North Korea on Friday urged a skeptical South Korea to respond to a recent series of trust-building gestures and again urged Seoul to cancel upcoming military drills with the US.
The apparent olive branch came in the form of an open letter sent to South Korean authorities by the North’s top military body on the orders of North Korean leader Kim Jong-un proffering “reconciliation and unity.”
Published by the North’s KCNA news agency, the letter built on a series of confidence-building proposals that South Korea has already dismissed as a “deceptive” propaganda exercise.
“What is important for paving a wide avenue for mending North-South relations is to make a bold decision to stop all hostile military acts, the biggest hurdle stoking distrust and confrontation,” the letter from the North Korean National Defense Commission (NDC) said.
Later in the day, the North made a fresh proposal for the resumption of reunions for families separated since the Korean War, saying this could provide fresh momentum to improving cross-border ties.
The North suggested the South could choose a date for a family reunion event “at its convenience” after the Lunar New Year on Friday.
The South welcomed the new offer saying it would send its own proposal later for the date and other details on family reunions.
However, Seoul has reacted more cautiously to the other reconciliatory steps offered by Pyongyang.
A week earlier, the NDC had sent several proposals, urging South Korea to cancel the joint exercises with the US and offering a mutual moratorium on mud-slinging by the two rivals.
Seoul not only dismissed the overtures, but warned that Pyongyang may well be laying the ground for a military confrontation.
“Regretfully, the South Korean authorities still remain unchanged in their improper attitude and negative stand,” the NDC letter said.
Reacting to the letter, the South Korean Defense Ministry warned of the “enemy’s hidden motive,” while South Korean Unification Minister Ryoo Kihl-jae said the North’s stance was “full of inconsistencies.”
Temperatures on the Korean Peninsula traditionally rise ahead of the annual South Korean-US drills, which Pyongyang routinely condemns as a rehearsal for invasion.
Last year they coincided with an unusually sharp and protracted surge in tensions, which saw the North threatening pre-emptive nuclear strikes, and nuclear-capable US stealth bombers flying practice runs over the peninsula.
In its letter, the NDC stressed that its opposition lay solely in the participation of US forces in the exercises.
North Korea did not urge Seoul to stop ordinary military drills, but wanted it to halt joint drills with the US “for a war of aggression,” it said.
The NDC said it had also taken the “unilateral” step of halting all cross-border “slandering,” despite the South’s dismissive response to its proposal a week ago.

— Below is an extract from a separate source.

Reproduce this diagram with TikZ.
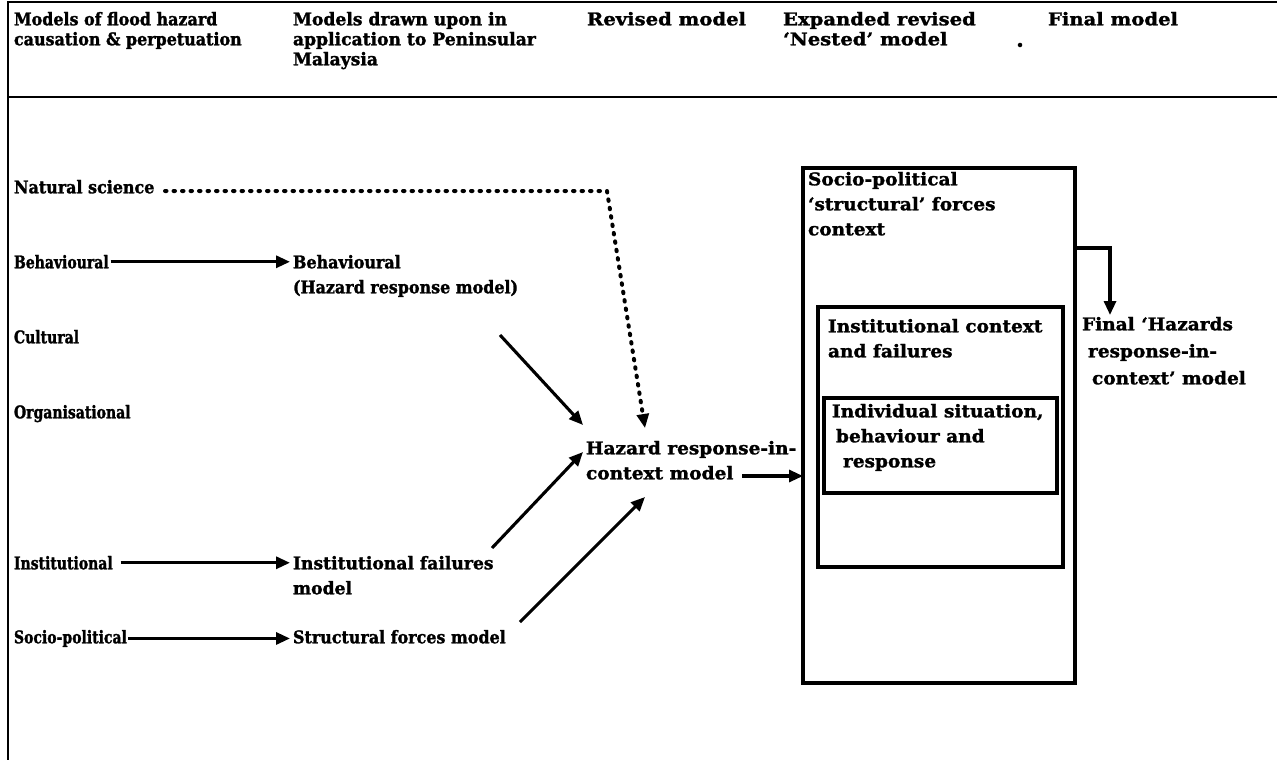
\documentclass[tikz,border=0pt]{standalone}
\usepackage{fontspec}
\setmainfont{DejaVu Serif}[Ligatures=TeX,BoldFeatures={FakeBold=1.5}]
% one face, set at several horizontal widths
\newfontfamily\fnA{DejaVu Serif}[Ligatures=TeX,FakeStretch=0.80,BoldFeatures={FakeBold=1.5}]
\newfontfamily\fnB{DejaVu Serif}[Ligatures=TeX,FakeStretch=0.91,BoldFeatures={FakeBold=1.5}]
\newfontfamily\fnC{DejaVu Serif}[Ligatures=TeX,FakeStretch=0.98,BoldFeatures={FakeBold=1.5}]
\newfontfamily\fnD{DejaVu Serif}[Ligatures=TeX,FakeStretch=1.06,BoldFeatures={FakeBold=1.5}]
\newfontfamily\fnE{DejaVu Serif}[Ligatures=TeX,FakeStretch=1.12,BoldFeatures={FakeBold=1.5}]
\usetikzlibrary{arrows.meta,calc}
\begin{document}
\begin{tikzpicture}[x=1pt,y=-1pt,
  every node/.style={inner sep=0pt, outer sep=0pt},
  hdr/.style={anchor=north west, align=left, font=#1\bfseries\fontsize{17.5}{20}\selectfont},
  hdr/.default=\fnC,
  lbl/.style={anchor=north west, align=left, font=#1\bfseries\fontsize{17.5}{25}\selectfont},
  lbl/.default=\fnC,
  rule/.style={line width=2pt},
  frame/.style={draw, line width=3.3pt, anchor=north west},
  arr/.style={line width=3.1pt, -{Triangle[length=14pt,width=12pt]}},
  dots/.style={line width=4pt, line cap=round, dash pattern=on 1.5pt off 7pt},
  speck/.style={circle, fill, inner sep=1.6pt}
]
\useasboundingbox (0,0) rectangle (1277,760);

% table frame
\coordinate (tl) at (8,2);
\coordinate (tr) at (1277,2);
\coordinate (bl) at (8,760);
\coordinate (sl) at (8,97);
\coordinate (sr) at (1277,97);
\draw[rule] (tr) -- (tl) -- (bl);
\draw[rule] (sl) -- (sr);

% column headings
\node[hdr=\fnB] (h1) at (14,12) {Models of flood hazard\\causation \& perpetuation};
\node[hdr=\fnC] (h2) at (293,12) {Models drawn upon in\\application to Peninsular\\Malaysia};
\node[hdr=\fnE] (h3) at (587,12) {Revised model};
\node[hdr=\fnE] (h4) at (783,12) {Expanded revised\\‘Nested’ model};
\node[hdr=\fnE] (h5) at (1048,12) {Final model};
\node[speck] (sp) at (1020,45) {};

% first column
\node[lbl=\fnB] (ns)  at (14,180) {Natural science};
\node[lbl=\fnA] (beh) at (14,255) {Behavioural};
\node[lbl=\fnA] (cul) at (14,330) {Cultural};
\node[lbl=\fnA] (org) at (14,405) {Organisational};
\node[lbl=\fnA] (ins) at (14,556) {Institutional};
\node[lbl=\fnA] (soc) at (14,630) {Socio-political};

% second column
\node[lbl=\fnB] (mbeh) at (293,255) {Behavioural\\(Hazard response model)};
\node[lbl=\fnC] (mins) at (293,556) {Institutional failures\\model};
\node[lbl=\fnB] (msoc) at (293,630) {Structural forces model};

% revised model
\node[lbl=\fnD] (hz) at (586,441) {Hazard response-in-\\context model};

% nested model
\node[frame, minimum width=272, minimum height=515] (outer) at (803,168) {};
\node[frame, minimum width=245, minimum height=260] (mid) at (818,307) {};
\node[frame, minimum width=233, minimum height=95] (inner) at (824,398) {};
\node[lbl=\fnD] (outert) at (808,172) {Socio-political\\‘structural’ forces\\context};
\node[lbl=\fnD] (midt) at (828,319) {Institutional context\\and failures};
\node[lbl=\fnD] (innert) at (832,404) {Individual situation,\\\hspace*{4pt}behaviour and\\\hspace*{11pt}response};

% final model
\node[anchor=north west, align=left, font=\fnD\bfseries\fontsize{17.5}{27}\selectfont] (fin) at (1082,317)
  {Final ‘Hazards\\\hspace*{6pt}response-in-\\\hspace*{10pt}context’ model};

% horizontal links
\draw[arr, shorten <=2pt, shorten >=3pt] (beh.east) -- (beh.east -| mbeh.west);
\draw[arr, shorten <=8pt, shorten >=3pt] (ins.east) -- (ins.east -| mins.west);
\draw[arr, shorten <=1pt, shorten >=3pt] (soc.east) -- (soc.east -| msoc.west);

% links into the revised model
\coordinate (a1s) at (500,335);
\coordinate (a1e) at (583,425);
\coordinate (a2s) at (492,548);
\coordinate (a2e) at (583,452);
\coordinate (a3s) at (520,622);
\coordinate (a3e) at (645,497);
\draw[arr] (a1s) -- (a1e);
\draw[arr] (a2s) -- (a2e);
\draw[arr] (a3s) -- (a3e);

% natural science (dotted)
\coordinate (ds) at (165,191);
\coordinate (dk) at (607,191);
\coordinate (de) at (645,428);
\draw[dots] (ds) -- (dk) -- ($(de)!12pt!(dk)$);
\draw[arr] ($(de)!13pt!(dk)$) -- (de);

% revised -> nested -> final
\coordinate (hzo) at (742,476);
\draw[arr] (hzo) -- (hzo -| outer.west);
\coordinate (ob) at (1075,248);
\coordinate (fe) at (1110,315);
\draw[arr] (ob) -| (fe);
\end{tikzpicture}
\end{document}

The South’s Unification Ministry had scoffed at the idea, arguing that the only “slander” was propagated by Pyongyang’s propaganda machine.
In a rare press conference at the UN headquarters in New York on Friday, North Korea’s UN Ambassador Sin Son-ho condemned the drills while reiterating calls to end provocation.
The envoy also suggested the planned war games should be moved to the US.
“If the coordination and cooperation with the US are so precious and valuable, they had better hold the exercises in the secluded area or in the US, far away from the territorial land, sea and air of the Korean Peninsula,” he said.